## Transformer101

Basic Transformer implementation in Pytorch.

In [3]:
import torch
import torch.nn as nn

### 1. Self-Attention

The intuition behind ``self-attention`` is that averaging token embeddings instead of using a fixed embedding for each token, enables the model to capture how words relate to each other in the input. In practice, said weighted relationships (attention weights) represent the syntactic and contextual structure of the sentence, leading to a more nuanced and rich understanding of the data.

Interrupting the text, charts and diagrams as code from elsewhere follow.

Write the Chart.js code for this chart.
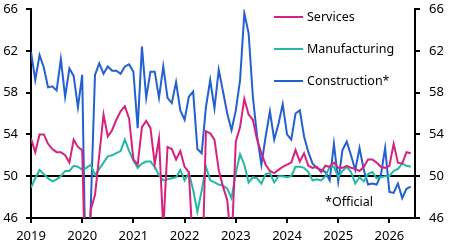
<!DOCTYPE html>
<html>
<head>
<meta charset="utf-8">
<script src="https://cdn.jsdelivr.net/npm/chart.js@4"></script>
<style>
  html, body { margin: 0; padding: 0; background: #fff; }
  #wrap { width: 451px; height: 252px; position: relative; }
</style>
</head>
<body>
<div id="wrap"><canvas id="pmi-chart"></canvas></div>
<script>
// monthly readings, Jan 2019 - Jun 2026
const services = [
  53.6, 52.3, 54.0, 54.0, 53.1, 52.6, 52.3, 52.3, 52.0, 51.3, 53.5, 52.8,
  52.5, 36.0, 46.8, 48.2, 52.0, 55.9, 53.8, 54.4, 55.4, 56.2, 56.7, 55.5,
  51.6, 51.1, 54.7, 55.3, 54.6, 51.2, 53.6, 45.0, 52.8, 52.6, 51.6, 52.4,
  50.9, 50.4, 42.8, 40.5, 38.6, 54.3, 54.1, 53.5, 50.6, 49.0, 47.7, 43.2,
  53.3, 54.7, 57.4, 55.9, 55.4, 53.5, 52.2, 51.1, 50.5, 50.3, 50.6, 50.9,
  51.1, 51.3, 52.5, 51.4, 52.2, 51.0, 50.8, 50.9, 50.4, 51.0, 50.9, 51.3,
  50.8, 50.8, 51.0, 50.8, 50.7, 50.5, 50.9, 51.6, 51.6, 51.3, 50.9, 50.8,
  51.0, 53.1, 51.3, 51.2, 52.3, 52.2
];
const manufacturing = [
  48.9, 49.8, 50.6, 50.2, 49.8, 49.5, 49.7, 50.0, 50.5, 50.5, 51.0, 50.9,
  50.6, 50.8, 51.1, 50.1, 50.7, 51.3, 51.9, 52.0, 52.2, 52.4, 53.5, 52.4,
  51.5, 50.8, 51.2, 51.4, 51.4, 50.9, 50.1, 49.6, 49.7, 49.8, 49.9, 50.6,
  49.6, 50.3, 48.7, 46.6, 48.6, 50.9, 49.6, 49.4, 49.2, 49.1, 48.8, 47.9,
  50.3, 52.1, 51.1, 49.4, 49.9, 49.8, 49.3, 50.2, 50.3, 49.4, 50.0, 50.0,
  49.9, 50.0, 50.9, 50.9, 50.8, 50.4, 49.6, 49.7, 49.6, 50.0, 50.9, 50.9,
  49.9, 50.5, 50.9, 50.4, 49.3, 49.9, 49.5, 50.2, 50.4, 49.8, 49.9, 50.0,
  50.0, 50.5, 50.7, 51.2, 51.0, 50.9
];
const construction = [
  61.9, 59.2, 61.6, 60.4, 58.5, 58.6, 58.2, 61.2, 57.6, 60.3, 59.6, 56.6,
  59.7, 36.0, 47.0, 59.7, 60.8, 59.8, 60.5, 60.1, 60.1, 59.8, 60.5, 60.7,
  60.0, 54.6, 62.4, 57.5, 60.0, 60.0, 57.5, 60.5, 57.5, 57.0, 59.0, 56.3,
  55.4, 57.6, 58.1, 52.6, 52.2, 56.6, 59.2, 56.5, 60.2, 58.1, 56.0, 54.4,
  56.3, 59.2, 65.6, 63.7, 57.6, 53.8, 51.1, 53.8, 56.2, 53.5, 55.0, 56.9,
  54.0, 53.5, 56.0, 56.3, 53.8, 52.3, 51.2, 50.8, 50.6, 50.4, 49.6, 53.1,
  49.5, 52.5, 53.3, 52.0, 50.6, 52.7, 50.6, 49.2, 49.3, 49.2, 50.1, 52.7,
  48.5, 48.4, 49.3, 47.9, 48.8, 49.0
];
const seriesNames = ["Services", "Manufacturing", "Construction*"];
const seriesColors = ["#d6227f", "#22b9a4", "#2360d2"];
const yearTicks = [2019, 2020, 2021, 2022, 2023, 2024, 2025, 2026];
const valueTicks = [46, 50, 54, 58, 62, 66];
const note = "*Official";

// month labels -> decimal years for the linear x scale
const months = [];
for (let i = 0; i < services.length; i++) {
  const y = 2019 + Math.floor(i / 12);
  const m = (i % 12) + 1;
  months.push(y + "-" + String(m).padStart(2, "0"));
}
const monthX = months.map(s => {
  const [y, m] = s.split("-").map(Number);
  return y + (m - 1) / 12;
});

Chart.defaults.font.family = "'Noto Sans', sans-serif";
Chart.defaults.font.size = 13;
Chart.defaults.color = "#000";

const toPoints = arr => arr.map((v, i) => ({ x: monthX[i], y: v }));

// legend + note drawn inside the plot
const insideLabels = {
  id: "insideLabels",
  afterDraw(chart) {
    const ctx = chart.ctx;
    ctx.save();
    ctx.font = "12.5px 'Noto Sans', sans-serif";
    ctx.textBaseline = "middle";
    ctx.textAlign = "left";
    const rows = [17, 49, 81];
    chart.data.datasets.forEach((ds, i) => {
      ctx.strokeStyle = ds.borderColor;
      ctx.lineWidth = 2;
      ctx.beginPath();
      ctx.moveTo(274, rows[i]);
      ctx.lineTo(303, rows[i]);
      ctx.stroke();
      ctx.fillStyle = "#000";
      ctx.fillText(ds.label, 307, rows[i]);
    });
    ctx.fillText(note, 325, 202);
    ctx.restore();
  }
};

const yAxis = (pos, width, pad) => ({
  position: pos,
  min: 46,
  max: 66,
  afterBuildTicks: s => { s.ticks = valueTicks.map(v => ({ value: v })); },
  afterFit: s => { s.width = width; s.paddingTop = 0; s.paddingBottom = 0; },
  ticks: { padding: pad, callback: v => String(v) },
  border: { display: true, color: "#000", width: 2 },
  grid: {
    drawOnChartArea: pos === "left",
    color: c => (c.tick && c.tick.value === 50 ? "#000" : "rgba(0,0,0,0)"),
    tickColor: "#000",
    tickLength: 5,
    lineWidth: 2
  }
});

const config = {
  type: "line",
  data: {
    datasets: seriesNames.map((name, i) => ({
      label: name,
      data: toPoints([services, manufacturing, construction][i]),
      borderColor: seriesColors[i],
      borderWidth: 2,
      pointRadius: 0,
      tension: 0
    }))
  },
  options: {
    responsive: true,
    maintainAspectRatio: false,
    animation: false,
    layout: { padding: { top: 9, left: 0, right: 0, bottom: 0 } },
    plugins: { legend: { display: false }, tooltip: { enabled: false } },
    scales: {
      x: {
        type: "linear",
        min: 2019,
        max: 2026.5,
        afterBuildTicks: s => { s.ticks = yearTicks.map(v => ({ value: v })); },
        afterFit: s => { s.height = 34; s.paddingLeft = 0; s.paddingRight = 0; },
        ticks: { padding: 5, maxRotation: 0, callback: v => String(v) },
        border: { display: true, color: "#000", width: 2 },
        grid: { drawOnChartArea: false, color: "#000", tickLength: 5, lineWidth: 2 }
      },
      y: yAxis("left", 31, 8),
      y2: yAxis("right", 36, 9)
    }
  },
  plugins: [insideLabels]
};

const pmiChart = new Chart(document.getElementById("pmi-chart"), config);
</script>
</body>
</html>
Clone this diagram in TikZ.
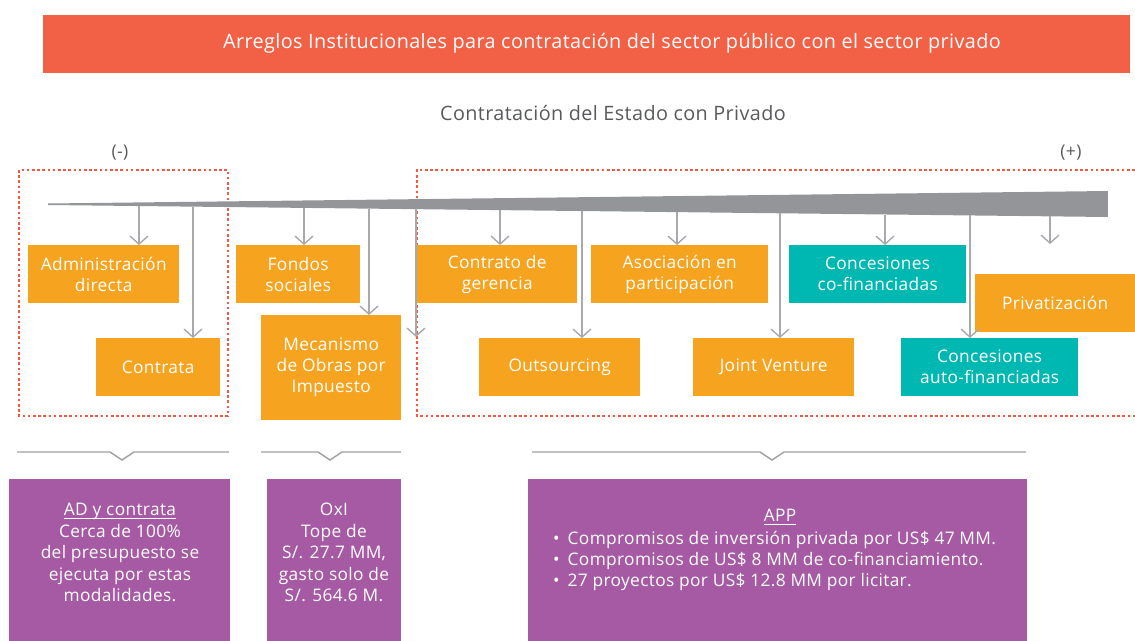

The most common way to implement a self-attention layer is based on ``scaled dot-product attention``, which involves:
1. ``Linear projection`` of each token embedding into three vectors: ``query (q)``, ``key (k)``, ``value (v)``.
2. Compute ``scaled attention scores``: we determine the similary between ``q`` and ``k`` by applying the dot product. Since the results of this function are typically large numbers, they are then multiplied by a scaling factor inferred from the dimensionality of (k).
3. Normalize the ``attention scores`` into ``attention weights`` by applying softmax (this ensures all the values sum to 1).
4. ``Update the token embeddings`` by multiplying the attention weights by the value vector.

In [14]:
class AttentionHead(nn.Module):
    def __init__(self, embed_dim, head_dim):
        super().__init__()
        # ----------------------------------------------------------------------------------
        # step 1: linear projection of tokens embeddings into query, key, and value vectors
        # nn.Linear(in_features, out_features, bias=True) creates a linear transformation.
        # self.x is an instance of nn.Linear, this allows the transformation to be applied 
        # by calling self.x(input).
        self.q = nn.Linear(embed_dim, head_dim)
        self.k = nn.Linear(embed_dim, head_dim)
        self.v = nn.Linear(embed_dim, head_dim)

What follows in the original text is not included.